At an R&D office I was the *only* one doing that... and the *only* one coming up with new ways to put all the other technology together. Always something new to add to the mix and spark ideas... if for nothing else I served that role to help people widen their scope to help the Nation. I did go through political sites and others of peripheral interest to the industry, but then I worked for the government and 60% efficiency is considered wonderful... unlike the 80% in private industry.

So, slack time is factored into your job and payment. It is *overhead*. Use it wisely. I did my best to do so... and think that fair repayment was gained for everyone.

Tue Oct 03, 07:07:00 PM PDT  
Blogger Bloviating Zeppelin said...

AJ: are you KIDDING??!!? 60% efficiency for ANY governmental entity is PHENOMENAL!!

Yes, there is a give and take. More likely it shall consist of your rightly avoiding the internet because otherwise the agency is going to TAKE from you.

These programs exist and they can track your every keystroke. EVERY keystroke. Those who fail to realize this shall be the first to fall in a public or private sector venue.


Tue Oct 03, 07:15:00 PM PDT  
Blogger Daydreamer of Oz said...

Tricky subject, BZ.

In principle I agree that the employee is on the company's equipment and time and therefore 'get what's coming to them' if they goof off.

On the other hand, consider this: I know someone who was the top performer in her field. She, alone, did 60% of the work of her entire team. She recently got fired, on the spot - no notification, no warning, just fired. Their stated reason for the termination was too much time surfing the internet.

I would never have made such a call. If someone performed at her level, I would definitely speak to them about personal internet use but would not lose that kind of intellectual capital for such a silly reason.

So the bottom line to me is not so much 'do employers have the right to do this' - obviously they do.
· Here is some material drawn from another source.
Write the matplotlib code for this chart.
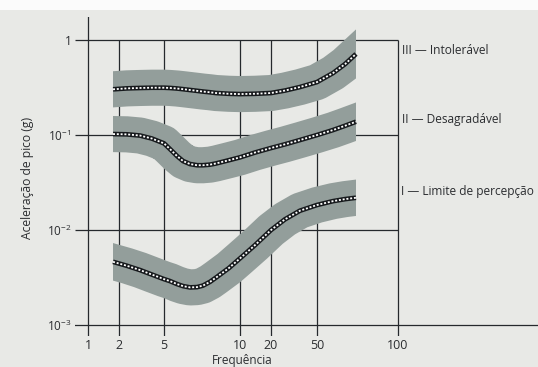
import numpy as np
import matplotlib
matplotlib.use("Agg")
import matplotlib.pyplot as plt
from matplotlib.patches import Rectangle
import matplotlib.transforms as mtransforms

# Frequências (Hz) onde as curvas foram lidas
freq = [1.75, 2.35, 3.07, 3.91, 5.0, 5.28, 5.63, 5.95, 6.34, 6.76, 7.13, 7.61,
        8.03, 9.04, 10.0, 14.0, 20.0, 26.4, 35.6, 50.0, 57.4, 63.6, 69.8]

# Aceleração de pico (g) - curva III (intolerável)
acel_III = [0.302, 0.309, 0.312, 0.314, 0.314, 0.312, 0.308, 0.303, 0.297, 0.291, 0.286, 0.281,
            0.276, 0.271, 0.269, 0.271, 0.276, 0.293, 0.319, 0.360, 0.449, 0.558, 0.712]
# curva II (desagradável)
acel_II = [0.1019, 0.1012, 0.0983, 0.0914, 0.0813, 0.0708, 0.0598, 0.0529, 0.0492, 0.0478, 0.0478, 0.0485,
           0.0499, 0.0540, 0.0579, 0.0651, 0.0726, 0.0794, 0.0881, 0.0995, 0.1124, 0.1247, 0.1375]
# curva I (limite de percepção)
acel_I = [0.00458, 0.00416, 0.00375, 0.00336, 0.00301, 0.00287, 0.00267, 0.00254, 0.00246, 0.00248,
          0.00257, 0.00282, 0.00312, 0.00394, 0.00498, 0.00688, 0.00991, 0.01285, 0.01585, 0.0182,
          0.0200, 0.0210, 0.0217]

rotulos = ["III — Intolerável", "II — Desagradável", "I — Limite de percepção"]

tick_freqs = [1, 2, 5, 10, 20, 50, 100]
tick_labels = ["1", "2", "5", "10", "20", "50", "100"]
y_ticks = [1e-3, 1e-2, 1e-1, 1]
y_labels = [r"$\mathregular{10^{-3}}$", r"$\mathregular{10^{-2}}$", r"$\mathregular{10^{-1}}$", "1"]

# posição horizontal (px) das divisões impressas - o eixo original não é log regular
tick_px = np.array([88, 119, 164, 240, 271, 317, 398], dtype=float)
log_t = np.log10(tick_freqs)


def para_px(f):
    lf = np.log10(np.clip(np.asarray(f, dtype=float), 1e-9, None))
    out = np.interp(lf, log_t, tick_px)
    s0 = (tick_px[1] - tick_px[0]) / (log_t[1] - log_t[0])
    s1 = (tick_px[-1] - tick_px[-2]) / (log_t[-1] - log_t[-2])
    out = np.where(lf < log_t[0], tick_px[0] + (lf - log_t[0]) * s0, out)
    out = np.where(lf > log_t[-1], tick_px[-1] + (lf - log_t[-1]) * s1, out)
    return out


def de_px(p):
    p = np.asarray(p, dtype=float)
    lf = np.interp(p, tick_px, log_t)
    s0 = (log_t[1] - log_t[0]) / (tick_px[1] - tick_px[0])
    s1 = (log_t[-1] - log_t[-2]) / (tick_px[-1] - tick_px[-2])
    lf = np.where(p < tick_px[0], log_t[0] + (p - tick_px[0]) * s0, lf)
    lf = np.where(p > tick_px[-1], log_t[-1] + (p - tick_px[-1]) * s1, lf)
    return 10 ** lf


plt.rcParams["font.family"] = ["Open Sans", "DejaVu Sans"]
plt.rcParams["mathtext.fontset"] = "custom"
plt.rcParams["mathtext.rm"] = "Open Sans"

W, H = 538, 367
cor_fundo = "#e8e9e6"
cor_linha = "#25292d"
cor_faixa = "#939e9b"
cor_texto = "#2b2d30"

fig = plt.figure(figsize=(W / 100, H / 100), dpi=100, facecolor=cor_fundo)
fig.patches.append(Rectangle((0, 1 - 10 / H), 1, 10 / H, transform=fig.transFigure,
                             facecolor="#fbfbfb", edgecolor="none", zorder=0))

ax = fig.add_axes([75 / W, 1 - 336 / H, (538 - 75) / W, (336 - 17) / H])
ax.set_facecolor("none")
ax.set_xscale("function", functions=(para_px, de_px))
ax.set_yscale("log")
x0, x1 = float(de_px(75)), float(de_px(538))
ax.set_xlim(x0, x1)
# 1 em y=40px e 10^-3 em y=324.5px
dec = (324.5 - 40) / 3
ax.set_ylim(10 ** (-3 - (336 - 324.5) / dec), 10 ** ((40 - 17) / dec))
for s in ax.spines.values():
    s.set_visible(False)

# linhas da grade
lw_g = 0.9
ax.axvline(1, color=cor_linha, lw=lw_g, zorder=1)
ax.vlines(tick_freqs[1:], ax.get_ylim()[0], 1, color=cor_linha, lw=lw_g, zorder=1)
ax.hlines([1, 1e-1, 1e-2], x0, 100, color=cor_linha, lw=lw_g, zorder=1)
ax.axhline(1e-3, color=cor_linha, lw=lw_g, zorder=1)

# faixas e curvas pontilhadas
blend = mtransforms.blended_transform_factory(ax.transData, ax.transAxes)
for acel in [acel_III, acel_II, acel_I]:
    clip = Rectangle((freq[0], 0), freq[-1] - freq[0], 1, transform=blend,
                     facecolor="none", edgecolor="none")
    faixa, = ax.plot(freq, acel, color=cor_faixa, lw=26, solid_capstyle="projecting",
                     solid_joinstyle="round", zorder=2)
    faixa.set_clip_path(clip)
    ax.plot(freq, acel, color="#16191c", lw=3.4, solid_capstyle="butt",
            solid_joinstyle="round", zorder=3)
    ax.plot(freq, acel, color="white", lw=1.3, linestyle=(0, (1.1, 1.0)),
            dash_capstyle="butt", zorder=4)

ax.set_xticks(tick_freqs, tick_labels)
ax.set_yticks(y_ticks, y_labels)
ax.minorticks_off()
ax.tick_params(axis="x", length=0, pad=2.5, labelsize=9, labelcolor=cor_texto)
ax.tick_params(axis="y", length=0, pad=2.5, labelsize=8.5, labelcolor=cor_texto)

fig.text(28 / W, 1 - 178 / H, "Aceleração de pico (g)", rotation=90, ha="center",
         va="center", fontsize=8.7, color=cor_texto)
fig.text(242 / W, 1 - 354 / H, "Frequência", ha="center", va="top",
         fontsize=8.5, color=cor_texto)

pos_rot = [(402, 51), (402, 120), (401, 191)]
for txt, (px, py) in zip(rotulos, pos_rot):
    fig.text(px / W, 1 - py / H, txt, ha="left", va="center", fontsize=8.6, color=cor_texto)

fig.savefig("out.png", dpi=100, facecolor=fig.get_facecolor())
I think it's more about whether they should. If someone is doing their job properly & effeciently then who cares what they do while they're waiting for the next call to come through etc.
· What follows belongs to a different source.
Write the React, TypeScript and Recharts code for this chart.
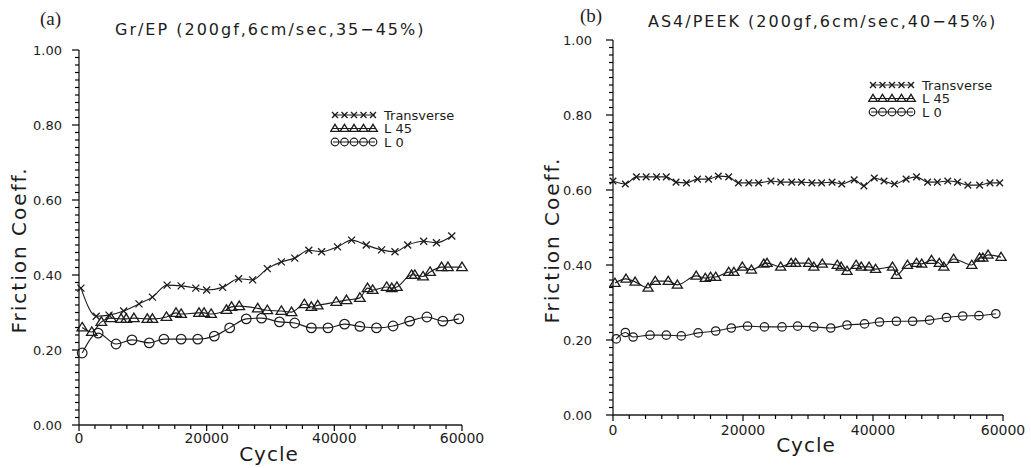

We must keep Maslow's theories in mind, you know? :)

Tue Oct 03, 09:51:00 PM PDT  
Blogger Bloviating Zeppelin said...

Daydreamer: and that's the precise point. Though she was evidently a performer, employers are taking more of a hard line view a providing little room for common sense or perspective.


Wed Oct 04, 02:51:00 PM PDT  
Blogger benning said...

I've never had internet access at work. I have had access to computers, and on my breaks would type up short stories. However that sort of use was eventually forbidden and I stopped.

Too much temptation for me anyway. If such activity is not allowed by the employer, then I think it's in the employer's interest to find out what their computers are being used for.

Thu Oct 05, 09:50:00 AM PDT  
Blogger Bloviating Zeppelin said...

Benning: I tend to side with you; whose equipment is it? On the other hand, expectations and limitations of any kind should be spelled out up front and be made clear and known to all employees, not just some "selected" few.